Stakeholders held different opinions about the impacts of Kansas’s TANF rule changes.

  • Stakeholders had mixed opinions about the impact of work sanctions in Kansas. For example, a report from Foundation for Government Accountability (FGA) estimated Kansas’s work participation sanctions increased the combined earnings of adults leaving TANF between October 2011 and March 2015 by about 3.5 times.
    • What this means is FGA estimated the combined annual income and earnings growth of about 17,000 individuals representing about 6,000 families over a 4-year period using limited earnings data.
    • At baseline, FGA estimated the families had a combined income of about $19.5 million annually. After 4 years, they estimated the families had a combined income of about $67.6 million annually.
  • But the Center on Budget and Policy Priorities reviewed the same data and noted that the individuals’ estimated combined earnings were still below the poverty line. For example, they note the combined earnings estimate of $67.6 million across about 6,000 families is about $11,100 per year per family. They also suggest that estimating annual earnings based off limited earnings data could bias the income estimates upward or downward.
  • DCF and Kansas Action for Children (KAC) officials thought that the increasing penalties for noncompliance with TANF work programs may be counterproductive. They thought the penalties made it harder for TANF participants to work under DCF supervision and caused participants to lose momentum towards their goals such as economic self-reliance. For example, a KAC analysis noted that, from about 2009 to 2013, TANF caseloads declined, but enrollment in other safety net programs, such as food assistance and Medicaid, increased. This suggests that decreasing TANF caseloads don’t indicate decreased need.

Conclusion

In Kansas, TANF cash assistance has experienced significantly declining caseloads (meaning fewer families receive TANF cash assistance in Kansas). Cash assistance paid to families also has less purchasing power now than it did when the program was created in 1997. At the federal level, the TANF block grant has been essentially unchanged since the late 1990s. In Kansas, income rules have also remained unchanged since the late 1990s. The effect is that fewer Kansans may meet the income eligibility requirements. Further, although monthly payment amounts haven’t decreased, they also haven’t been adjusted for inflation since the program’s inception in 1997. At the state level, Kansas has implemented several TANF cash assistance rules in the last 10 years that may have resulted in fewer TANF recipients. These changes include limiting the amount of time to receive assistance and changing work rules. We attempted to measure the effect of these changes on participant outcomes (employment, wages, use of other social programs). We were unable to calculate the impact Kansas’s eligibility changes had on outcomes due to DCF’s data limitations. However, national studies we reviewed suggest TANF eligibility rules like Kansas’s may have negative impacts on participants’ outcomes.

Recommendations

We did not make any recommendations for this audit. 

Agency Response

On August 15, 2024, we provided the draft audit report to the Kansas Department for Children and Families. Because we did not make any recommendations, the agency’s written response was optional. The agency chose not to submit a response.
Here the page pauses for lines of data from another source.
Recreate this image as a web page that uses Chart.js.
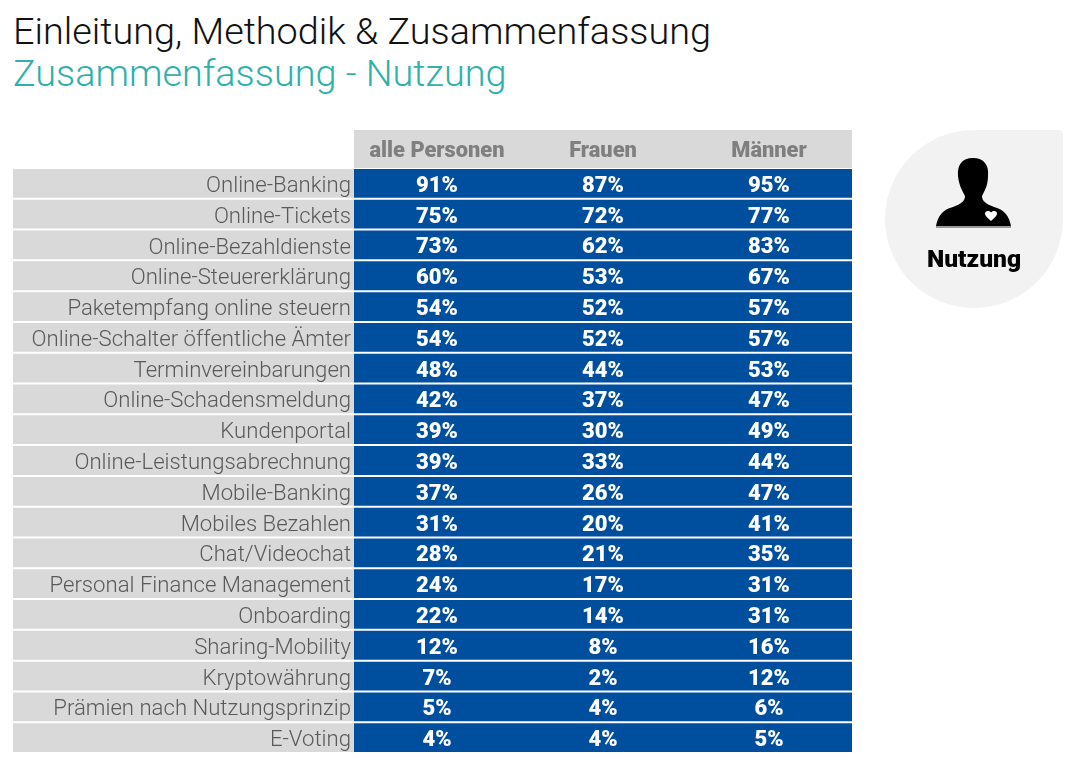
<!DOCTYPE html>
<html lang="de">
<head>
<meta charset="utf-8">
<title>Zusammenfassung - Nutzung</title>
<script src="https://cdn.jsdelivr.net/npm/chart.js@4/dist/chart.umd.min.js"></script>
<style>
  html, body { margin: 0; padding: 0; background: #fff; }
  #page { position: relative; width: 1081px; height: 757px; overflow: hidden; font-family: Roboto, sans-serif; }
  #chart { position: absolute; left: 0; top: 0; }
  .head { position: absolute; left: 13px; font-weight: 300; font-size: 37.8px; line-height: 42px; white-space: nowrap; }
  #badge { position: absolute; left: 885px; top: 130px; width: 178px; height: 178px; background: #f2f2f2;
           border-radius: 50% 4px 50% 50%; }
  #badgeText { position: absolute; left: 885px; width: 178px; top: 244px; text-align: center;
               font-weight: 900; font-size: 24.6px; line-height: 30px; color: #000; }
  #icon { position: absolute; left: 0; top: 0; }
</style>
</head>
<body>
<div id="page">
  <div class="head" style="top:10px;color:#111">Einleitung, Methodik &amp; Zusammenfassung</div>
  <div class="head" style="top:52px;color:#2fb0aa">Zusammenfassung - Nutzung</div>
  <canvas id="chart" width="1081" height="757"></canvas>
  <div id="badge"></div>
  <svg id="icon" width="1081" height="757">
    <path fill="#000" d="M973 158 C962 158 957 165 958 176 C959 186 963 192 965 196 C965 201 961 204 953 207 C942 210 938 216 936 226 L1011 226 C1009 216 1005 210 994 207 C986 204 982 201 982 196 C984 192 988 186 988 176 C989 165 984 158 973 158 Z"/>
    <rect x="936" y="226" width="75" height="2" fill="#999"/>
    <path fill="#fff" d="M991 221 C988 218 985 216 985 213.500 C985 211 988.500 210 991 212.500 C993.500 210 997 211 997 213.500 C997 216 994 218 991 221 Z"/>
  </svg>
  <div id="badgeText">Nutzung</div>
</div>
<script>
var rows = ["Online-Banking", "Online-Tickets", "Online-Bezahldienste", "Online-Steuererklärung",
  "Paketempfang online steuern", "Online-Schalter öffentliche Ämter", "Terminvereinbarungen",
  "Online-Schadensmeldung", "Kundenportal", "Online-Leistungsabrechnung", "Mobile-Banking",
  "Mobiles Bezahlen", "Chat/Videochat", "Personal Finance Management", "Onboarding",
  "Sharing-Mobility", "Kryptowährung", "Prämien nach Nutzungsprinzip", "E-Voting"];
var columns = ["alle Personen", "Frauen", "Männer"];
var allePersonen = [91, 75, 73, 60, 54, 54, 48, 42, 39, 39, 37, 31, 28, 24, 22, 12, 7, 5, 4];
var frauen = [87, 72, 62, 53, 52, 52, 44, 37, 30, 33, 26, 20, 21, 17, 14, 8, 2, 4, 4];
var maenner = [95, 77, 83, 67, 57, 57, 53, 47, 49, 44, 47, 41, 35, 31, 31, 16, 12, 6, 5];
var columnValues = [allePersonen, frauen, maenner];

var blue = '#004f9f';
var grey = '#d9d9d9';
// the label area left of the table is 341px wide, one column is 166px
var xMin = -341 / 166;

// each column is a row of unit-wide floating bars, the grey band holds the row names
var datasets = [{
  label: 'band',
  data: rows.map(function() { return [xMin, 0]; }),
  backgroundColor: grey
}];
columns.forEach(function(name, i) {
  datasets.push({
    label: name,
    data: rows.map(function() { return [i, i + 1]; }),
    backgroundColor: blue,
    values: columnValues[i]
  });
});

// grey box behind the column headers, row names sit a bit low in their cells
var headerBand = {
  id: 'headerBand',
  beforeDraw: function(chart) {
    var x = chart.scales.x, ctx = chart.ctx;
    ctx.save();
    ctx.fillStyle = grey;
    ctx.fillRect(x.getPixelForValue(0), x.top, x.getPixelForValue(3) - x.getPixelForValue(0), x.bottom - x.top);
    ctx.restore();
    chart.scales.y.getLabelItems().forEach(function(item) {
      item.options.translation[1] += 3;
    });
  }
};

// white percent text in the middle of every cell
var cellText = {
  id: 'cellText',
  afterDatasetsDraw: function(chart) {
    var ctx = chart.ctx;
    ctx.save();
    ctx.fillStyle = '#fff';
    ctx.font = '900 22px Roboto';
    ctx.textAlign = 'center';
    ctx.textBaseline = 'middle';
    chart.data.datasets.forEach(function(ds, d) {
      if (!ds.values) return;
      chart.getDatasetMeta(d).data.forEach(function(bar, i) {
        ctx.fillText(ds.values[i] + '%', bar.getCenterPoint().x, bar.y + 3);
      });
    });
    ctx.restore();
  }
};

var chart = new Chart(document.getElementById('chart'), {
  type: 'bar',
  data: { labels: rows, datasets: datasets },
  plugins: [headerBand, cellText],
  options: {
    indexAxis: 'y',
    responsive: false,
    animation: false,
    layout: { padding: { left: 13, top: 130, right: 229, bottom: 4 } },
    datasets: { bar: { grouped: false, categoryPercentage: 1, barPercentage: 0.935, borderWidth: 0 } },
    plugins: { legend: { display: false }, tooltip: { enabled: false }, title: { display: false } },
    scales: {
      x: {
        type: 'linear',
        position: 'top',
        min: xMin,
        max: 3,
        grid: { display: false, drawTicks: false },
        border: { display: false },
        afterBuildTicks: function(scale) {
          scale.ticks = columns.map(function(c, i) { return { value: i + 0.5 }; });
        },
        afterFit: function(scale) { scale.height = 38; },
        ticks: {
          autoSkip: false,
          maxRotation: 0,
          padding: 3,
          color: '#7f7f7f',
          font: { family: 'Roboto', weight: '900', size: 21.8 },
          callback: function(value) { return columns[value - 0.5]; }
        }
      },
      y: {
        type: 'category',
        // labels end 3px left of the table
        position: { x: -3 / 166 },
        afterFit: function(scale) { scale.paddingTop = 0; scale.paddingBottom = 0; },
        grid: { display: false, drawTicks: false },
        border: { display: false },
        ticks: {
          z: 1,
          autoSkip: false,
          padding: 0,
          color: '#595959',
          font: { family: 'Roboto', weight: '300', size: 22.15 }
        }
      }
    }
  }
});
</script>
</body>
</html>
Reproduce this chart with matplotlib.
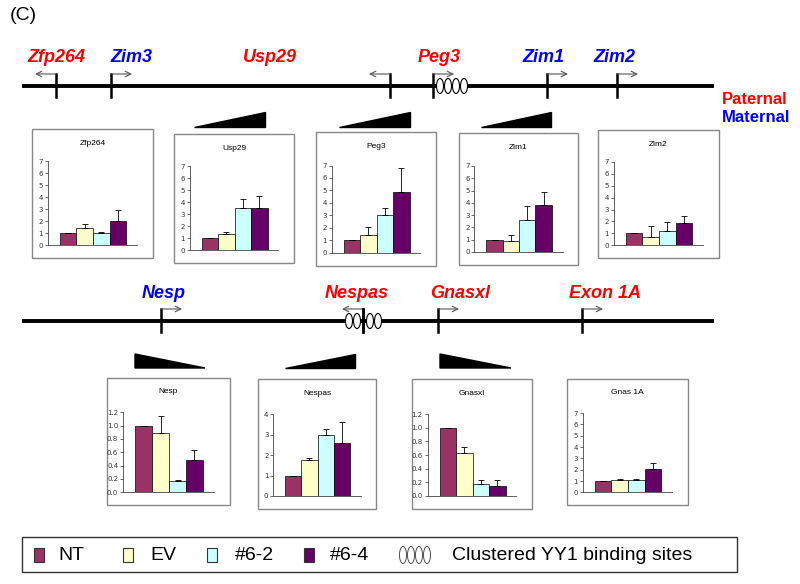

Appendix A – Cited References

This appendix lists the major publications we relied on for this report.

  1. The effect of welfare sanctions on TANF exits and employment (October, 2013). Chi-FangWu, Maria Cancian, Geoffrey Wallace.
  2. Do Welfare Sanctions Help or Hurt the Poor? Estimating the Causal Effect of Sanctioning on Client Earnings (December, 2013). Richard C. Fording, Sanford F. Schram, and Joe Soss.
  3. Associations Between State TANF Policies, Child Protective Services Involvement, And Foster Care Placement (December, 2022). Donna K. Ginther and Michelle Johnson-Motoyama.
  4. Outcomes and outputs: Long-term effects of Temporary Assistance for Needy Families on caseload enrollment and poverty (January, 2017). Jaclyn Bunch, Scott Liebertz, and Kerri Milita.